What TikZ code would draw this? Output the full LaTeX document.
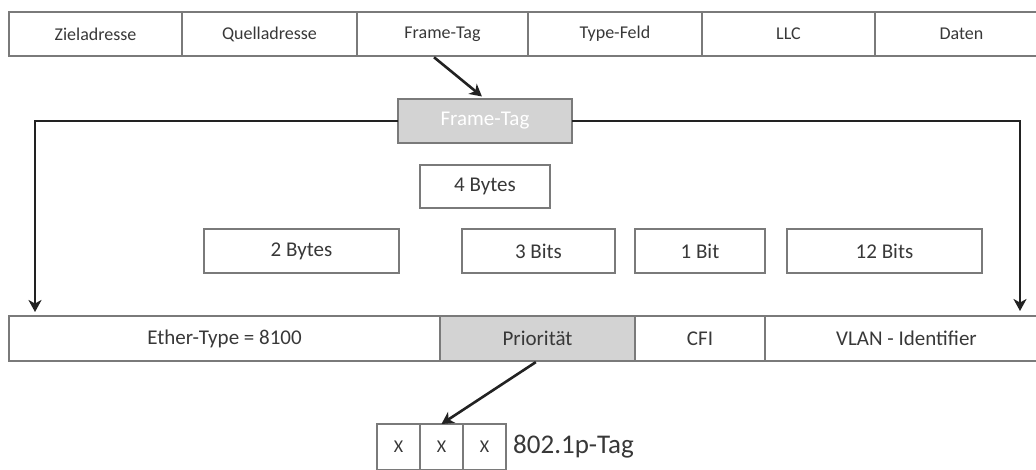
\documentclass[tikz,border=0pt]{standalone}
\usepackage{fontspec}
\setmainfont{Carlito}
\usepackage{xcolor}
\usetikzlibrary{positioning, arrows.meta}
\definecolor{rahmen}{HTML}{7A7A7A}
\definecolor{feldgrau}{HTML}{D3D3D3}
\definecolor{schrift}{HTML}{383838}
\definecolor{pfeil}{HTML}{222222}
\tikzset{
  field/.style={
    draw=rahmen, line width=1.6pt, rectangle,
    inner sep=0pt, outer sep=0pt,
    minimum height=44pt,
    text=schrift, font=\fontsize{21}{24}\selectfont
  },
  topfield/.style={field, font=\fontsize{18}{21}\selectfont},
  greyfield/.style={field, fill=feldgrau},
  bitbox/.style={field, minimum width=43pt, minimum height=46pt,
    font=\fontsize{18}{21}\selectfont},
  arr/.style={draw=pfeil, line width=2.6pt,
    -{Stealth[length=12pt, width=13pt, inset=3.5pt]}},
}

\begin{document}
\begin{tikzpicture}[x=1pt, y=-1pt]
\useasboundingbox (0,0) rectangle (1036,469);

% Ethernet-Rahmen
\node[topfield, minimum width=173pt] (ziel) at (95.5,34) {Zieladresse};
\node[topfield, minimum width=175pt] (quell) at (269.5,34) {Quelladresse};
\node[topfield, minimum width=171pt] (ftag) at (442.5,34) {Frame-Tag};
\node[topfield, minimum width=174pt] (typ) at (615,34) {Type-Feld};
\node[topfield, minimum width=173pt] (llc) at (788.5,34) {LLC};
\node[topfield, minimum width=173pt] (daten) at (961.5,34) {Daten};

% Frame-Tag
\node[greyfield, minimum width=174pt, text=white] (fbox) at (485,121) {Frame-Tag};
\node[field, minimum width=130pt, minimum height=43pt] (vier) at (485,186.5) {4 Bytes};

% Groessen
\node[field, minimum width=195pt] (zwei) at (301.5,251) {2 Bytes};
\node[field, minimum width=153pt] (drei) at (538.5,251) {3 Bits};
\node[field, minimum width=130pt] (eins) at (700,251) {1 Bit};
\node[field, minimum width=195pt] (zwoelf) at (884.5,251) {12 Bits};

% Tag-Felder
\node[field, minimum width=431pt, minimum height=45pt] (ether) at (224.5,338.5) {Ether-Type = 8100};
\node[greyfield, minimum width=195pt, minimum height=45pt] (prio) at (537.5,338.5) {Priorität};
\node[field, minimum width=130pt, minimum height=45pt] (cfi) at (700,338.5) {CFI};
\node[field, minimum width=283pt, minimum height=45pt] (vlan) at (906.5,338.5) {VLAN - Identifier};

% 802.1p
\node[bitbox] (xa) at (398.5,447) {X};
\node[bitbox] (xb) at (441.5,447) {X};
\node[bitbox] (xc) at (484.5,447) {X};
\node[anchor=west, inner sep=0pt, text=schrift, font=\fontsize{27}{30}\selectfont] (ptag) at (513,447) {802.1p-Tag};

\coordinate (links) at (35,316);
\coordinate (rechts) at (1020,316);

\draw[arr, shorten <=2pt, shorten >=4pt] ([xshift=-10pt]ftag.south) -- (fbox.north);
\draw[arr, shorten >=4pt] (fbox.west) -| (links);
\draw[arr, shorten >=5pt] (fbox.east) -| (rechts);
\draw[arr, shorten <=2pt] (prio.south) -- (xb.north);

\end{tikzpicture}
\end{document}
==========
Skip the pictures, then retype every line above exactly.

What TikZ code would draw this? Output the full LaTeX document.
\documentclass[tikz,border=0pt]{standalone}
\usepackage{fontspec}
\setmainfont{Carlito}
\usepackage{xcolor}
\usetikzlibrary{positioning, arrows.meta}
\definecolor{rahmen}{HTML}{7A7A7A}
\definecolor{feldgrau}{HTML}{D3D3D3}
\definecolor{schrift}{HTML}{383838}
\definecolor{pfeil}{HTML}{222222}
\tikzset{
  field/.style={
    draw=rahmen, line width=1.6pt, rectangle,
    inner sep=0pt, outer sep=0pt,
    minimum height=44pt,
    text=schrift, font=\fontsize{21}{24}\selectfont
  },
  topfield/.style={field, font=\fontsize{18}{21}\selectfont},
  greyfield/.style={field, fill=feldgrau},
  bitbox/.style={field, minimum width=43pt, minimum height=46pt,
    font=\fontsize{18}{21}\selectfont},
  arr/.style={draw=pfeil, line width=2.6pt,
    -{Stealth[length=12pt, width=13pt, inset=3.5pt]}},
}

\begin{document}
\begin{tikzpicture}[x=1pt, y=-1pt]
\useasboundingbox (0,0) rectangle (1036,469);

% Ethernet-Rahmen
\node[topfield, minimum width=173pt] (ziel) at (95.5,34) {Zieladresse};
\node[topfield, minimum width=175pt] (quell) at (269.5,34) {Quelladresse};
\node[topfield, minimum width=171pt] (ftag) at (442.5,34) {Frame-Tag};
\node[topfield, minimum width=174pt] (typ) at (615,34) {Type-Feld};
\node[topfield, minimum width=173pt] (llc) at (788.5,34) {LLC};
\node[topfield, minimum width=173pt] (daten) at (961.5,34) {Daten};

% Frame-Tag
\node[greyfield, minimum width=174pt, text=white] (fbox) at (485,121) {Frame-Tag};
\node[field, minimum width=130pt, minimum height=43pt] (vier) at (485,186.5) {4 Bytes};

% Groessen
\node[field, minimum width=195pt] (zwei) at (301.5,251) {2 Bytes};
\node[field, minimum width=153pt] (drei) at (538.5,251) {3 Bits};
\node[field, minimum width=130pt] (eins) at (700,251) {1 Bit};
\node[field, minimum width=195pt] (zwoelf) at (884.5,251) {12 Bits};

% Tag-Felder
\node[field, minimum width=431pt, minimum height=45pt] (ether) at (224.5,338.5) {Ether-Type = 8100};
\node[greyfield, minimum width=195pt, minimum height=45pt] (prio) at (537.5,338.5) {Priorität};
\node[field, minimum width=130pt, minimum height=45pt] (cfi) at (700,338.5) {CFI};
\node[field, minimum width=283pt, minimum height=45pt] (vlan) at (906.5,338.5) {VLAN - Identifier};

% 802.1p
\node[bitbox] (xa) at (398.5,447) {X};
\node[bitbox] (xb) at (441.5,447) {X};
\node[bitbox] (xc) at (484.5,447) {X};
\node[anchor=west, inner sep=0pt, text=schrift, font=\fontsize{27}{30}\selectfont] (ptag) at (513,447) {802.1p-Tag};

\coordinate (links) at (35,316);
\coordinate (rechts) at (1020,316);

\draw[arr, shorten <=2pt, shorten >=4pt] ([xshift=-10pt]ftag.south) -- (fbox.north);
\draw[arr, shorten >=4pt] (fbox.west) -| (links);
\draw[arr, shorten >=5pt] (fbox.east) -| (rechts);
\draw[arr, shorten <=2pt] (prio.south) -- (xb.north);

\end{tikzpicture}
\end{document}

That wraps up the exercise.